Reproduce all the lines exactly as they stand, apart from the pictures.
'''
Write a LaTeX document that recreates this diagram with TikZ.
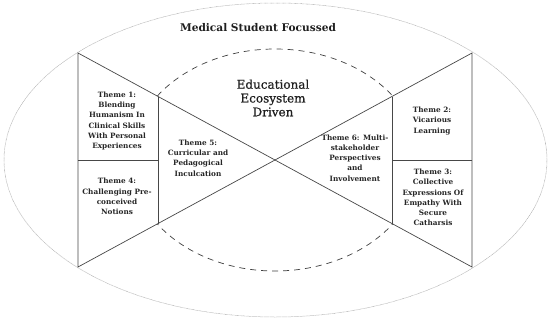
\documentclass[tikz,border=0pt]{standalone}
\usepackage{fontspec}
\setmainfont{DejaVu Serif}
\newfontfamily\ecofont[FakeBold=0.7]{DejaVu Serif}
\begin{document}
\begin{tikzpicture}[x=1pt,y=-1pt,
  edge/.style={draw=black!72,line width=0.7pt},
  theme/.style={align=center,inner sep=0pt,font=\bfseries\fontsize{7.3}{10.2}\selectfont,text=black!85},
  big/.style={align=center,inner sep=0pt,text=black!88}]
\useasboundingbox (0,0) rectangle (550,322);
\fill[white] (0,0) rectangle (550,322);
% outer ellipse
\draw[black!35,line width=0.5pt,dash pattern=on 0.6pt off 0.6pt] (275.5,160) ellipse [x radius=271.5, y radius=157];
% dashed ellipse
\draw[black!75,line width=0.7pt,dash pattern=on 6pt off 5pt] (275,160) ellipse [x radius=144, y radius=111];
% vertices
\coordinate (LT) at (78,53);
\coordinate (LB) at (78,267);
\coordinate (RT) at (472,53);
\coordinate (RB) at (472,267);
\coordinate (C) at (275,160);
\coordinate (LIT) at (158,96.5);
\coordinate (LIB) at (158,223.5);
\coordinate (RIT) at (392,96.5);
\coordinate (RIB) at (392,223.5);
\coordinate (LM) at (78,160);
\coordinate (LMI) at (158,160);
\coordinate (RM) at (472,160);
\coordinate (RMI) at (392,160);
\filldraw[fill=white,edge] (LT) -- (C) -- (LB) -- cycle;
\filldraw[fill=white,edge] (RT) -- (C) -- (RB) -- cycle;
\draw[edge] (LIT) -- (LIB);
\draw[edge] (RIT) -- (RIB);
\draw[edge] (LM) -- (LMI);
\draw[edge] (RM) -- (RMI);
% texts
\node[big,font=\bfseries\fontsize{10.6}{14}\selectfont] (title) at (258,28) {Medical Student Focussed};
\node[big,font=\ecofont\fontsize{12}{13.8}\selectfont] (eco) at (273,98) {Educational\\Ecosystem\\Driven};
\node[theme] (t1) at (117,121) {Theme 1:\\Blending\\Humanism In\\Clinical Skills\\With Personal\\Experiences};
\node[theme] (t4) at (117,196.5) {Theme 4:\\Challenging Pre-\\conceived\\Notions};
\node[theme] (t5) at (198,158) {Theme 5:\\Curricular and\\Pedagogical\\Inculcation};
\node[theme] (t2) at (432,121) {Theme 2:\\Vicarious\\Learning};
\node[theme] (t6) at (355,158) {Theme 6: Multi-\\stakeholder\\Perspectives\\and\\Involvement};
\node[theme] (t3) at (433,197.5) {Theme 3:\\Collective\\Expressions Of\\Empathy With\\Secure\\Catharsis};
\end{tikzpicture}
\end{document}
'''
Right answer
Write a LaTeX document that recreates this diagram with TikZ.
\documentclass[tikz,border=0pt]{standalone}
\usepackage{fontspec}
\setmainfont{DejaVu Serif}
\newfontfamily\ecofont[FakeBold=0.7]{DejaVu Serif}
\begin{document}
\begin{tikzpicture}[x=1pt,y=-1pt,
  edge/.style={draw=black!72,line width=0.7pt},
  theme/.style={align=center,inner sep=0pt,font=\bfseries\fontsize{7.3}{10.2}\selectfont,text=black!85},
  big/.style={align=center,inner sep=0pt,text=black!88}]
\useasboundingbox (0,0) rectangle (550,322);
\fill[white] (0,0) rectangle (550,322);
% outer ellipse
\draw[black!35,line width=0.5pt,dash pattern=on 0.6pt off 0.6pt] (275.5,160) ellipse [x radius=271.5, y radius=157];
% dashed ellipse
\draw[black!75,line width=0.7pt,dash pattern=on 6pt off 5pt] (275,160) ellipse [x radius=144, y radius=111];
% vertices
\coordinate (LT) at (78,53);
\coordinate (LB) at (78,267);
\coordinate (RT) at (472,53);
\coordinate (RB) at (472,267);
\coordinate (C) at (275,160);
\coordinate (LIT) at (158,96.5);
\coordinate (LIB) at (158,223.5);
\coordinate (RIT) at (392,96.5);
\coordinate (RIB) at (392,223.5);
\coordinate (LM) at (78,160);
\coordinate (LMI) at (158,160);
\coordinate (RM) at (472,160);
\coordinate (RMI) at (392,160);
\filldraw[fill=white,edge] (LT) -- (C) -- (LB) -- cycle;
\filldraw[fill=white,edge] (RT) -- (C) -- (RB) -- cycle;
\draw[edge] (LIT) -- (LIB);
\draw[edge] (RIT) -- (RIB);
\draw[edge] (LM) -- (LMI);
\draw[edge] (RM) -- (RMI);
% texts
\node[big,font=\bfseries\fontsize{10.6}{14}\selectfont] (title) at (258,28) {Medical Student Focussed};
\node[big,font=\ecofont\fontsize{12}{13.8}\selectfont] (eco) at (273,98) {Educational\\Ecosystem\\Driven};
\node[theme] (t1) at (117,121) {Theme 1:\\Blending\\Humanism In\\Clinical Skills\\With Personal\\Experiences};
\node[theme] (t4) at (117,196.5) {Theme 4:\\Challenging Pre-\\conceived\\Notions};
\node[theme] (t5) at (198,158) {Theme 5:\\Curricular and\\Pedagogical\\Inculcation};
\node[theme] (t2) at (432,121) {Theme 2:\\Vicarious\\Learning};
\node[theme] (t6) at (355,158) {Theme 6: Multi-\\stakeholder\\Perspectives\\and\\Involvement};
\node[theme] (t3) at (433,197.5) {Theme 3:\\Collective\\Expressions Of\\Empathy With\\Secure\\Catharsis};
\end{tikzpicture}
\end{document}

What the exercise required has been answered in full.